Service of Endocrinology, University Hospital of Salamanca, Salamanca, Spain Department of Medicine, University of Salamanca, Salamanca, Spain Service of Flow Cytometry, University of Salamanca, Salamanca, Spain.Abstract Eur J Clin Invest 2012;

ABSTRACT: Background  The effect of male hypogonadism on the immune response is poorly understood, even though testosterone has both immunosuppressive and anti-inflammatory effects in men. Design  In this study, we compared the distribution and functional status of peripheral blood (PB) monocytes, dendritic cells (DCs) [CD16(+) (monocytoid), CD33(+) (myeloid) and CD33(-) (plasmacytoid)] and CD4(+)  CD25(+)  CD127(-/lo) regulatory T cells from hypogonadic men and control subjects. Immunophenotypic studies were performed both on resting and in vitro-stimulated cells. Results  Overall, no significant differences were detected on the number of monocytes, DCs and CD4(+ ) CD25(+ ) CD127(-/lo) regulatory T cells between both groups of subjects. However, hypogonadic men showed slightly higher numbers of circulating CD16(+) cells expressing the CD107b activation/degranulation-associated marker than controls, such differences reaching statistical significance after in vitro stimulation with CpG oligodeoxynucleotides.

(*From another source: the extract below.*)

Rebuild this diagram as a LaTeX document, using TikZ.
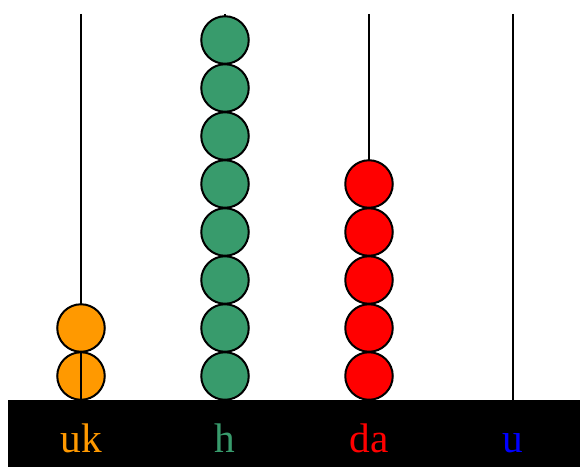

Interestingly, antigen-stimulated expression of CD107b on CD16(+) cells inversely correlated with the serum concentrations of total testosterone (r(2)  = -0•45; P = 0•01), free testosterone (r(2)  = -0•48; P = 0•005), calculated free testosterone (r(2)  = -0•44; P = 0•01) and bioavailable testosterone (r(2)  = -0•46; P = 0•008) among all cases studied, as well as with both the LH (r(2)  = -0•53, P = 0•04) and FSH (r(2)  = -0•54, P = 0•04) serum levels among hypogonadic men. Conclusions  These findings show an enhanced immunological response of circulating (activated) CD16(+) DCs to antigen stimulation, which was inversely related to testosterone and gonadotropin serum levels. Such findings suggest a modulation by the hypothalamic-hypophyseal-gonadal axis of the immune response and may have clinical implications for hypogonadic men, as regards susceptibility to autoimmune diseases and increased responses to antigenic stimuli.